>> Start DATA SUPPLIED
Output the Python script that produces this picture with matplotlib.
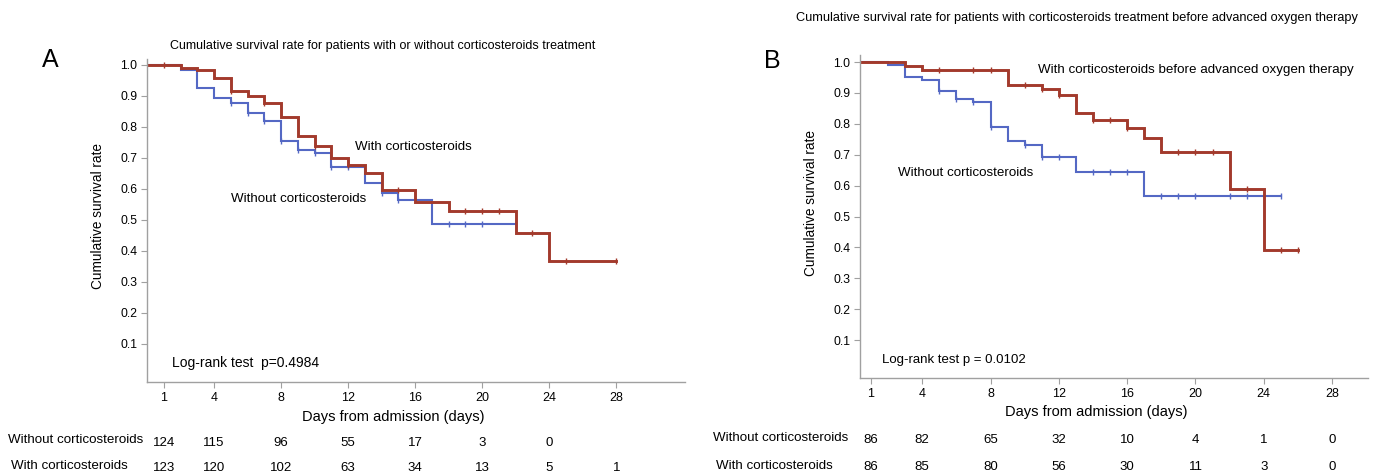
>> End DATA SUPPLIED
>> Start DATA SUPPLIED
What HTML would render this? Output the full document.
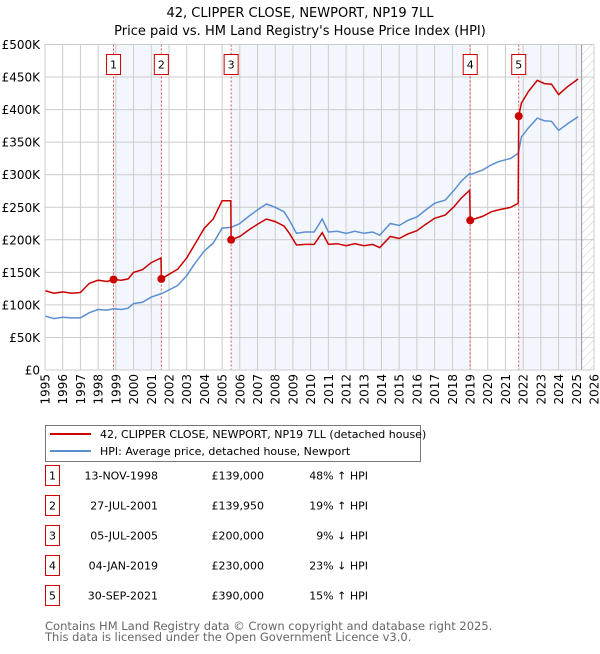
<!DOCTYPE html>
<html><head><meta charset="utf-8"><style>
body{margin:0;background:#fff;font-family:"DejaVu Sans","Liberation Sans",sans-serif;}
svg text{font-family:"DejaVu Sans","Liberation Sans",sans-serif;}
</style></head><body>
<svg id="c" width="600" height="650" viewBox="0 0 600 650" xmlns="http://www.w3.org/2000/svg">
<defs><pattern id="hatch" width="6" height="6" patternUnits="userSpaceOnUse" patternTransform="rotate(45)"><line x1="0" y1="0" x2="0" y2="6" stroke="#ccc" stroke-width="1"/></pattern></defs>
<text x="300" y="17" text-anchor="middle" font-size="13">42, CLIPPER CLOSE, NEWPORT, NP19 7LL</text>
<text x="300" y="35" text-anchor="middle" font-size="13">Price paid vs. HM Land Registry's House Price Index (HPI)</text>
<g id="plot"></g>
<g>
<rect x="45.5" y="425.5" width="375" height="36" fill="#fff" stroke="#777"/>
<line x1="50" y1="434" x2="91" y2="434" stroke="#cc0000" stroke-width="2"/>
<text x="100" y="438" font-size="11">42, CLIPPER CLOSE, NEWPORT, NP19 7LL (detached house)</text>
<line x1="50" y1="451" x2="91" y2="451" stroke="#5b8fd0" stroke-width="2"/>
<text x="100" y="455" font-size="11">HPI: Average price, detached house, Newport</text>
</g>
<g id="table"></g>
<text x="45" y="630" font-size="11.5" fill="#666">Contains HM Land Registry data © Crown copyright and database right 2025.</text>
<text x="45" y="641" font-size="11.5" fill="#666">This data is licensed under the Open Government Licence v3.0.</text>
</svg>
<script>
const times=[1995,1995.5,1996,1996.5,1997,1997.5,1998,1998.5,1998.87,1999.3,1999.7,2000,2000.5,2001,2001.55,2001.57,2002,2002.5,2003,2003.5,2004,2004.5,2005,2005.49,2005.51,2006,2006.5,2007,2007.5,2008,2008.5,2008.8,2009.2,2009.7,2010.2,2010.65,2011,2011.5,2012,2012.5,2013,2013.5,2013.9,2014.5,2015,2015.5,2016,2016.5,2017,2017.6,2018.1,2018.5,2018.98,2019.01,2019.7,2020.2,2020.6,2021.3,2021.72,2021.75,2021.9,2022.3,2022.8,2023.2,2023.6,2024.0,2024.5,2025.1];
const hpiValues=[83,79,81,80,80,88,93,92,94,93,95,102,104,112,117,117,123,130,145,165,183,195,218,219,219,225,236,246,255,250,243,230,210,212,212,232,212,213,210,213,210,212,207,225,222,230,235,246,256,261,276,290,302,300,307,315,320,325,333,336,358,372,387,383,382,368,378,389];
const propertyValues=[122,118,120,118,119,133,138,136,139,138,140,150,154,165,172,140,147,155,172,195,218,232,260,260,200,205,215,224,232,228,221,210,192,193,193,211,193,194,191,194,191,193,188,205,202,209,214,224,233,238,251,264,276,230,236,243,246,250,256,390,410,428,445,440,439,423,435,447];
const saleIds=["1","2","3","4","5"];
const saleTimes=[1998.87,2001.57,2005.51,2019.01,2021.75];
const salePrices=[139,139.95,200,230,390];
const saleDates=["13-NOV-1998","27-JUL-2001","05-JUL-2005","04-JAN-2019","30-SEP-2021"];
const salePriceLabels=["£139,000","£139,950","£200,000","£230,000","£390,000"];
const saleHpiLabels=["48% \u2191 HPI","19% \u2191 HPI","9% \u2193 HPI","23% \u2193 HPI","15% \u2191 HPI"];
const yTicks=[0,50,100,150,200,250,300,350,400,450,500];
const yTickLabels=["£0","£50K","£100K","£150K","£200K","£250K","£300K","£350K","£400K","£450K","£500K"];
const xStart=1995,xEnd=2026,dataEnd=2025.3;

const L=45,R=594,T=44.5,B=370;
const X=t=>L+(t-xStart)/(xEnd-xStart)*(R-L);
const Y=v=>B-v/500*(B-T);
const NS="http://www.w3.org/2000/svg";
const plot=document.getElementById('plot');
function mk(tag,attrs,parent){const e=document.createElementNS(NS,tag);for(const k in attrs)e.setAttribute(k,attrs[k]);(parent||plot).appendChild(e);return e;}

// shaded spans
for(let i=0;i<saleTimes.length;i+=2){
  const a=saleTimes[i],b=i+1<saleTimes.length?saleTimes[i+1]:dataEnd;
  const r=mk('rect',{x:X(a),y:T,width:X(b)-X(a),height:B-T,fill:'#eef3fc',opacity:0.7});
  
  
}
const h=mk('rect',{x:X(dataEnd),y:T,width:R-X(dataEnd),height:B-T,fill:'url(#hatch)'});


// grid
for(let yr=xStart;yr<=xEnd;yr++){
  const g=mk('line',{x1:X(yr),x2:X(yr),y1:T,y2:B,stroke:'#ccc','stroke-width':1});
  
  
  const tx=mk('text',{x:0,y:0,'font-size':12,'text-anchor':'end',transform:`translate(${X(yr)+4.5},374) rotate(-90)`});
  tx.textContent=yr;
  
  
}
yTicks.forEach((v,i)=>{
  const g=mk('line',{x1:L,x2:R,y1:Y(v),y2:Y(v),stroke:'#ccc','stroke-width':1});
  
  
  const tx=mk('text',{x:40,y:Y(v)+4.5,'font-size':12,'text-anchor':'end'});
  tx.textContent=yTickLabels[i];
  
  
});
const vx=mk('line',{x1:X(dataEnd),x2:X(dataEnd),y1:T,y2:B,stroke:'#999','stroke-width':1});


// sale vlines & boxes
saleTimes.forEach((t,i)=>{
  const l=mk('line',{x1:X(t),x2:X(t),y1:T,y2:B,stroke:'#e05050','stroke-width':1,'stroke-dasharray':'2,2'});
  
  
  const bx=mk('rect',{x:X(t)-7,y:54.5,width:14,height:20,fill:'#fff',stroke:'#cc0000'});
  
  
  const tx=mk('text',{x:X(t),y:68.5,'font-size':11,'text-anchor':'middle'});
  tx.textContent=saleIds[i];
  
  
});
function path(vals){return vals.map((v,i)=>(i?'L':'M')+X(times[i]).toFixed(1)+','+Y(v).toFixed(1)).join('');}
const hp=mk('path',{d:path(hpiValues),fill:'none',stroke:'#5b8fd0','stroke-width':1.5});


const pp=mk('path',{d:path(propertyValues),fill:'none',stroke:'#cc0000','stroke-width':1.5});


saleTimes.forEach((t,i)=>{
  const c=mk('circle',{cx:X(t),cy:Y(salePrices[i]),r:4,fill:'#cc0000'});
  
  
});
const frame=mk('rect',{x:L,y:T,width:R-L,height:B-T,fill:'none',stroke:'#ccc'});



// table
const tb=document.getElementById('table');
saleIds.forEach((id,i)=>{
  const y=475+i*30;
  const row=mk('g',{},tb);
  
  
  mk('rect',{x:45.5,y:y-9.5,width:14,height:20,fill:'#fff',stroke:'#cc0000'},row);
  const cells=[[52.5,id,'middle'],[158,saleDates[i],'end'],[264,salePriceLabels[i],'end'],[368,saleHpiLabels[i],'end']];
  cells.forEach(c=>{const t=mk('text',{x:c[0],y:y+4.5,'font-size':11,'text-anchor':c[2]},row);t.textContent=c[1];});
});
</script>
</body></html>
>> End DATA SUPPLIED
WHAT THIS TASK INVOLVES
Give only the count of lines in the data that include the string "script".

CORRECT RESPONSE
3